La proposition de loi s'organise en trois points.
Le premier porte sur le libre choix des utilisateurs de terminaux - par exemple, les smartphones, les enceintes connectées, et demain les véhicules connectés. Il s'agit en quelque sorte de prolonger la neutralité du Net, aujourd'hui imposée aux réseaux, vers les terminaux. Pour reprendre les termes adoptés par le président de l'Autorité de régulation des communications électroniques et des Postes (Arcep) : les tuyaux de l'internet sont neutres, assurons la neutralité du Net également sur les robinets ! Est-il normal de ne pas pouvoir désinstaller une application ? Est-il normal de ne pas pouvoir installer une application concurrente de l'un des écosystèmes dominants ou d'être fortement dissuadé de le faire ? Est-il normal que toutes les applications n'aient pas accès aux mêmes fonctionnalités proposées par un terminal ? Les conditions d'accès des développeurs d'application aux magasins d'application sont-elles équitables ? C'est, entre autres, à toutes ces questions que la proposition de loi confie à un régulateur le soin de répondre, avec une seule boussole : le libre choix du consommateur. Bien sûr, il n'est pas question d'empêcher les restrictions nécessaires au respect des lois en vigueur ou à la sécurité et au bon fonctionnement du terminal. De même, une application indispensable au fonctionnement du terminal ne devra pas être retirée !
Le deuxième point porte sur l'interopérabilité des plateformes. On l'a vu en ce qui concerne les télécoms, l'interopérabilité est le meilleur moyen de lutter contre les effets de réseaux se traduisant par un enfermement de l'utilisateur dans un écosystème. L'idée est, ici encore, de passer des réseaux à la couche logique de l'internet. Est-il normal que deux utilisateurs de réseaux sociaux différents ne puissent pas partager ensemble des contenus ? Est-il normal que, contrairement au mail, aucun agrégateur de réseaux sociaux n'ait pu se développer à ce jour ? C'est à ce type de questions que la proposition de loi entend également confier le soin à un régulateur de répondre, en vue de garantir la liberté de communication sur internet et le libre choix du consommateur.
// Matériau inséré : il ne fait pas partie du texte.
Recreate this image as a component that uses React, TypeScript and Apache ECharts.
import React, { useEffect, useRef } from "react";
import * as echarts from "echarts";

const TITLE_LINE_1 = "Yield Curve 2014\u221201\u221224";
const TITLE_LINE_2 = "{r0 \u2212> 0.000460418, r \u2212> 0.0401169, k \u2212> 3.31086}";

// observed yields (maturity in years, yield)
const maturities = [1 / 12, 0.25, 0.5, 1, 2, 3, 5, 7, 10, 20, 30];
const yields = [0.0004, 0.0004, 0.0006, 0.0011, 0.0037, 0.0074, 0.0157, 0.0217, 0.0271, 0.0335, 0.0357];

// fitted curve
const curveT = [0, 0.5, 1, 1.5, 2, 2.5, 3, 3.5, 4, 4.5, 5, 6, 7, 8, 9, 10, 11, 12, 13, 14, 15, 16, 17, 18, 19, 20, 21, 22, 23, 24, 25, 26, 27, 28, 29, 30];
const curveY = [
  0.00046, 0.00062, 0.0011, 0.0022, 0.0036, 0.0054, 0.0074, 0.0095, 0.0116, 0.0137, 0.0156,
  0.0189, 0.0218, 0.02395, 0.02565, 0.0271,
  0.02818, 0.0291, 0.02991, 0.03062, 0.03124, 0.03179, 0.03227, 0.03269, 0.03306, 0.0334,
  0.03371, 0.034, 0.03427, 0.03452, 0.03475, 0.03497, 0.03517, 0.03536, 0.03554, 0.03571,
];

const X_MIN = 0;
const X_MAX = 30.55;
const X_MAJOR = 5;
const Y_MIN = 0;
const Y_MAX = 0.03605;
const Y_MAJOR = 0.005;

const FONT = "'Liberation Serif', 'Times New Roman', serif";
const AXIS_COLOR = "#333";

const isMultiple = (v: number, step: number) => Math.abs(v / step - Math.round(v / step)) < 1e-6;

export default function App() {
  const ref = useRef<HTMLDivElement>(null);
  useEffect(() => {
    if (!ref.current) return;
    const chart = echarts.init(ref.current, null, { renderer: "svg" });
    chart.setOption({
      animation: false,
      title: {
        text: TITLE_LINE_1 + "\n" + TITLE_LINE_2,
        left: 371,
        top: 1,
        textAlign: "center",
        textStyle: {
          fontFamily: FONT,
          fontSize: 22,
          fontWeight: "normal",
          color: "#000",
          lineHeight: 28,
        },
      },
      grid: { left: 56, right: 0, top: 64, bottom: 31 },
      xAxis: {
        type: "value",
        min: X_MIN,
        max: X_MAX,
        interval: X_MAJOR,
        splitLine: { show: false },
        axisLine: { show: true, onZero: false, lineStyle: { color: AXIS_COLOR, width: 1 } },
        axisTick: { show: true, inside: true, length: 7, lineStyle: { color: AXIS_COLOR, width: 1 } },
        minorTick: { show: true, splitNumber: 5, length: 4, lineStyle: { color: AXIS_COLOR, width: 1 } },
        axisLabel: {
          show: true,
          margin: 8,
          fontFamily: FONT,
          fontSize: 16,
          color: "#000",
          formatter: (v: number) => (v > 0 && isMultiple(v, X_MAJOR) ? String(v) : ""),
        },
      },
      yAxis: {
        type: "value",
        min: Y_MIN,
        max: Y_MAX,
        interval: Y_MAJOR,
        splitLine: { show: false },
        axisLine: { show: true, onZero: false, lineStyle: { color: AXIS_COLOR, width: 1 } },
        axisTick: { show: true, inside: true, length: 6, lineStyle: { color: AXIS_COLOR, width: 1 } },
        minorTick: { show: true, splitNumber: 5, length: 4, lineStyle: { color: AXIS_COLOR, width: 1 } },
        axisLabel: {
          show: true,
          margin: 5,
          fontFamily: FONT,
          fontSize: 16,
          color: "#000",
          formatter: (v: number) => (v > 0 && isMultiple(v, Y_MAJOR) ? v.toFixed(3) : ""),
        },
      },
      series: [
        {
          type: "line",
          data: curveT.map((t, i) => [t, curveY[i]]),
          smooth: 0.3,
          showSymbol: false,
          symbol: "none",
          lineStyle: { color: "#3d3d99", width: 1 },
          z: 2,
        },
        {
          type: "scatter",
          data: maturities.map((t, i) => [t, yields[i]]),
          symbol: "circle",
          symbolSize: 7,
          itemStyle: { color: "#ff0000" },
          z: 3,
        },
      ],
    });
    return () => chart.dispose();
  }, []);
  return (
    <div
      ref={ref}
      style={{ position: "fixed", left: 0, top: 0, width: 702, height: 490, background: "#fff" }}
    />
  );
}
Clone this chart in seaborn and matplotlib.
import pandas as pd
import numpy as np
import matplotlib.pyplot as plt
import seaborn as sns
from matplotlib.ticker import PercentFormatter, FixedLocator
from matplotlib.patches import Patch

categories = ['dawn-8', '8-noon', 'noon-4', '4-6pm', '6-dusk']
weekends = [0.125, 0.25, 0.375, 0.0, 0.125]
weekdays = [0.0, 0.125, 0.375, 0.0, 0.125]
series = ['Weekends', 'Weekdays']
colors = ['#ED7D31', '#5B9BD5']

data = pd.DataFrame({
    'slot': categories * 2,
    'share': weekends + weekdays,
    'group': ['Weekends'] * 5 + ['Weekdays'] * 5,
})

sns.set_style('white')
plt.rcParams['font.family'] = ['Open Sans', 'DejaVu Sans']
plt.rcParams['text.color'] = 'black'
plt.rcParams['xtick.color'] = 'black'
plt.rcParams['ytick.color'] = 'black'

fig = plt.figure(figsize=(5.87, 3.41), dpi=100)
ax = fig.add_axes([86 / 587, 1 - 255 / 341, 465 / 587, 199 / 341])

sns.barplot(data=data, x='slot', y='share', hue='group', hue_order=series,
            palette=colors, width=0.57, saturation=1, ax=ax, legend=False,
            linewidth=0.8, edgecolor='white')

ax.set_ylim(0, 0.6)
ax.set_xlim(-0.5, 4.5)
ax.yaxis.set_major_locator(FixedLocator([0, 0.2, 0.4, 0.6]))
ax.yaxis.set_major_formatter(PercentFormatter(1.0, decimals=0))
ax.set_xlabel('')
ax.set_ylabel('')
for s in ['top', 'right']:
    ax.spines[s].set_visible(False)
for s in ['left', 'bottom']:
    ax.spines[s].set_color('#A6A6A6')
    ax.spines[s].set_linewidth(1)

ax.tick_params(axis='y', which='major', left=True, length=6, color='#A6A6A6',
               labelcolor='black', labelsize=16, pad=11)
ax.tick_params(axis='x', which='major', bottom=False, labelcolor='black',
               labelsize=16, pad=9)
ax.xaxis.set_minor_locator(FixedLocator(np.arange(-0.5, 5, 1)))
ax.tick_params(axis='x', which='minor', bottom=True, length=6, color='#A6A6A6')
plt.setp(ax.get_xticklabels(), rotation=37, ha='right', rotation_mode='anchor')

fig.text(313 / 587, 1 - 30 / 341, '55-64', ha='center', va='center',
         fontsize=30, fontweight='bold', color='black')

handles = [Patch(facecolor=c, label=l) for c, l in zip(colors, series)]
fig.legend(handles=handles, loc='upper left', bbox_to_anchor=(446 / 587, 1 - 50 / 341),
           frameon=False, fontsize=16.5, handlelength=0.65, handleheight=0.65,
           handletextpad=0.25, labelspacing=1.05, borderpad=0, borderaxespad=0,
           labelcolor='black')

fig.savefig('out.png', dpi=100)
Enfin, le troisième volet de cette proposition de loi est la lutte contre les acquisitions dites prédatrices. Ce terme, quoique quelque peu impropre, est passé dans le langage commun pour désigner les stratégies agressives d'acquisitions adoptées par les Gafam en vue de s'approprier la concurrence et de renforcer leurs positions dominantes. Ainsi, en dix ans, ces entreprises ont procédé à plus de 400 acquisitions. De plus en plus d'acteurs et de spécialistes de la concurrence estiment que c'est un problème car la concentration du marché se traduit par l'accumulation de rentes, un ralentissement de l'innovation et l'asphyxie de la concurrence et, in fine, de la croissance.
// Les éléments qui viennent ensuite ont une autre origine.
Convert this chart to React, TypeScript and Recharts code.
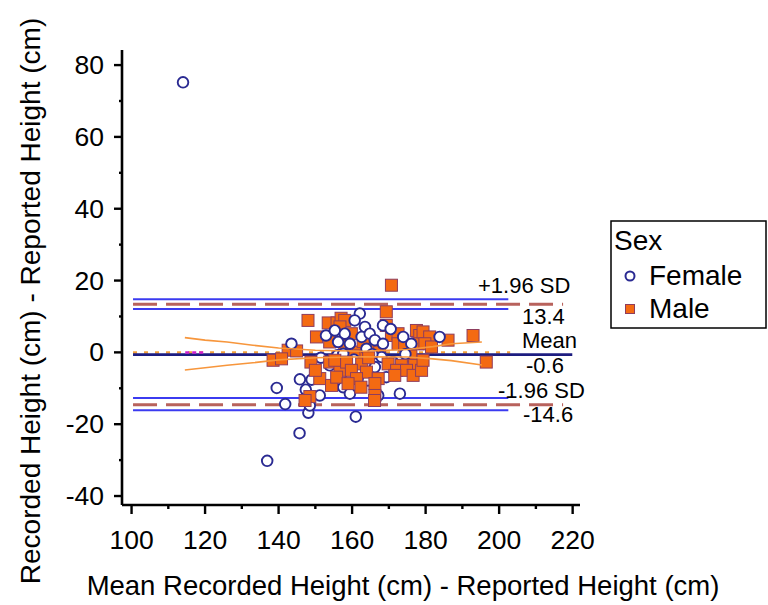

Les acquisitions portent, en général, sur des entreprises jeunes et générant pas ou peu de chiffres d'affaires. Or, tant au niveau français qu'au niveau européen, le contrôle des concentrations dépend de seuils de chiffres d'affaires aujourd'hui trop élevés pour appréhender ces opérations. Ainsi, la Commission européenne n'a-t-elle eu à connaître du cas Facebook / WhatsApp que par accident, à travers le système de renvoi des autorités nationales vers la Commission. Et elle n'a pas pu appréhender le rachat d'Instagram par Facebook, réalisé en 2012 pour un milliard de dollars quand l'entreprise ne disposait que de 30 millions d'utilisateurs - contre 1 milliard aujourd'hui - et ne réalisait aucun chiffre d'affaires. Demain, si une start-up active en France venait à être rachetée par un Gafam, l'Autorité de la concurrence française risquerait également d'être démunie.
C'est pourquoi la proposition de loi propose de rendre la vue à l'Autorité de la concurrence, en en lui permettant de définir une liste de géants du numérique qui auront l'obligation de notifier une opération d'acquisition en amont de sa réalisation. Si l'Autorité de la concurrence estime que l'opération fait peser un risque sur les marchés, elle pourrait alors enjoindre à l'entreprise de soumettre l'opération au contrôle de concentration, quand bien même celle-ci serait sous les seuils libellés en chiffres d'affaires. C'est une solution qui mêle les modalités retenues en Norvège et l'objectif poursuivi en Allemagne et en Autriche.